While I await that transfer though ..... I wanted to share with you what I am doing and ask for your support. The last time I went through this, Andre and I were so scared and felt so isolated -- not that we were, but we did not reach out to our friends for fear of burdening them. This time, I am wiser -- I trust my friends to know whether they can give and how much they can give. I've also learned what a privilege it is to reach out and help another person and that it is not given to me to deny someone that privilege. So, I am sending this message and going to maintain this blog to tell you what I am doing and feeling. Being able to share my feelings with you lightens my heart ..... and I deeply appreciate you for that.

Here's what is happening now -- since I never had an oncologist, my first order of business is to find one who can help and support me through this. The problem is if it is a sarcoma, they are very rare and there aren't many experts and we've been told that there are none in San Diego and we should not expect to stay here for treatment. Fortunately, my last journey has equipped me with friends who have great advice to give this time. I met another woman who had a similar diagnosis to mine (a wonderful, kind person) and she has recommended a sarcoma oncologist, Charles Forscher, at Cedars Sinai in L.A. Andre and I go to see him tomorrow at 9 a.m. Another friend is arranging for us to go to the Mayo Clinic in Minnesota, though we're not sure when that would happen.

Today I also met a pair of wonderful, decent doctors at the San Diego Cancer Center in Encinitas. Dr. Vicario is an integrative oncologist and has said that he will support me through this journey while I go to whichever expert is right for me. Dr. Brenner is a physician and counseling psychologist. Their compassion and caring today made Andre and I feel so hopeful. So, I have doctors close to home whom I feel I can trust and with them in my backyard, I travel to L.A. tomorrow hopeful that we will find out soon what exactly this is.

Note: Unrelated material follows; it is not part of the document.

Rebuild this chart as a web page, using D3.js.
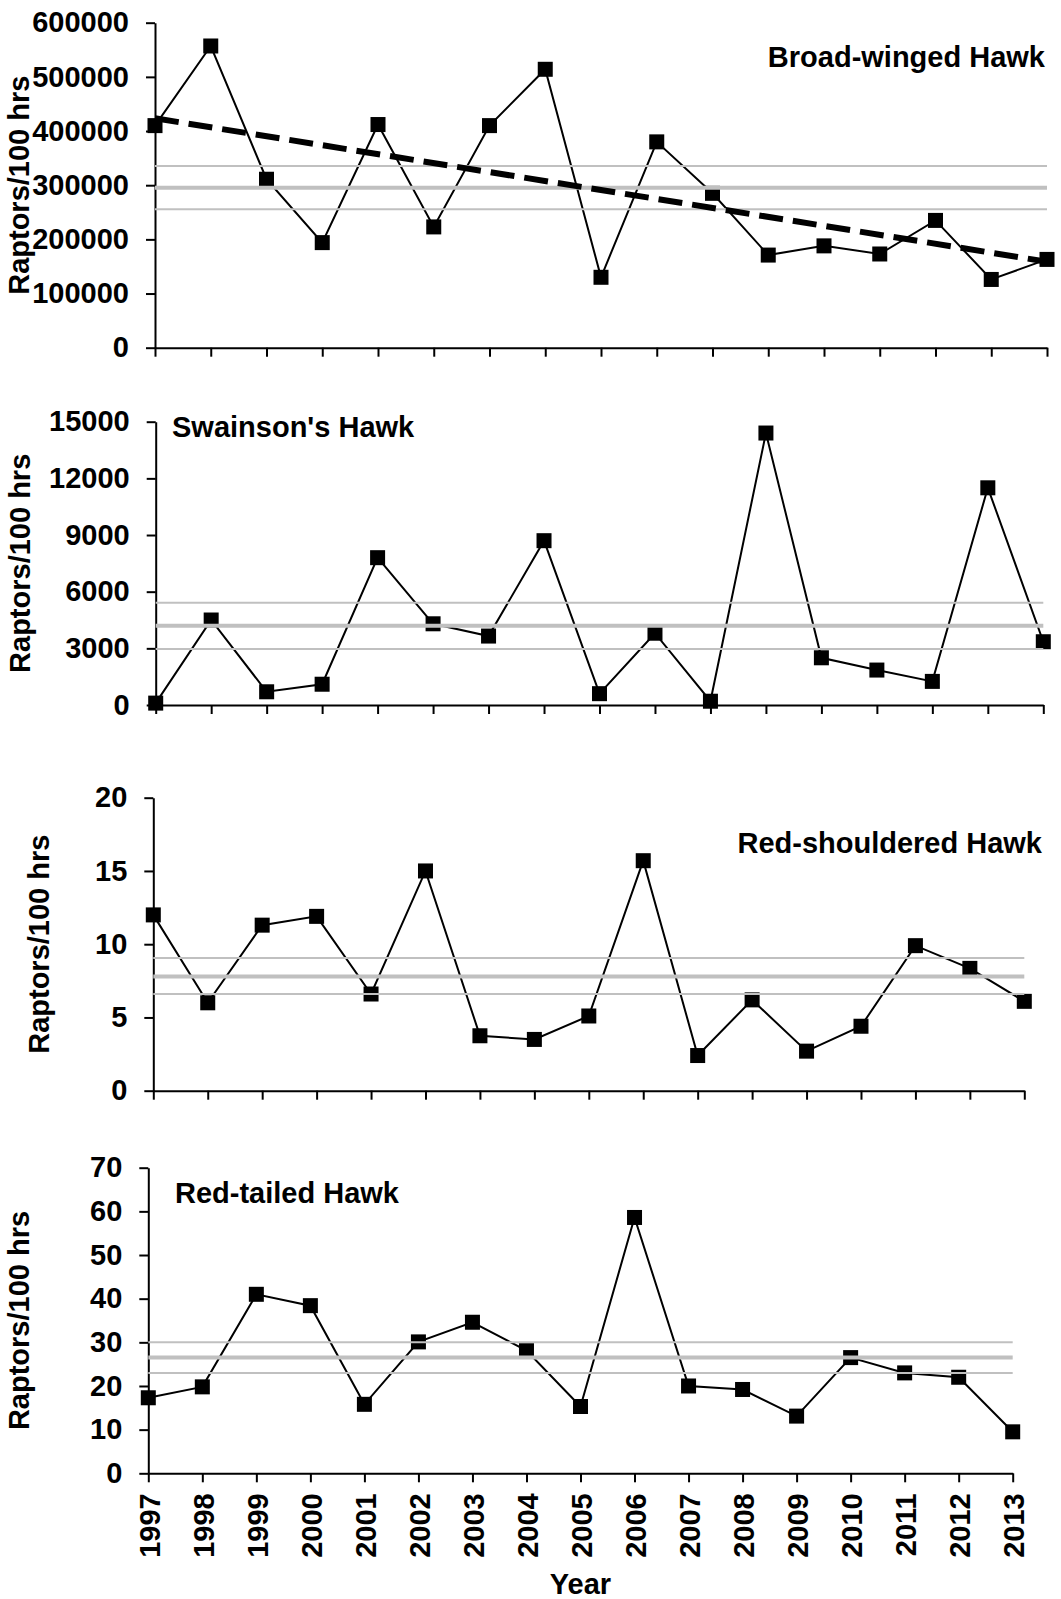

There will be more appointments next week and more news. I am so grateful to Janet Powell, Annette Daoud, Sonia Perez, Marcia Woolf, and Teresa Shallow who have told me to focus on myself for this next week and do what I have to to get a diagnosis. I will miss being in the Faculty Center for the start of the semester but I hope that I will be back soon.

Please keep me in your thoughts and send me your positive energy -- I have been uplifted by it before and I know that I need it now. Thank you for being my friends and for sharing the weight of this news with me. I'll post again soon.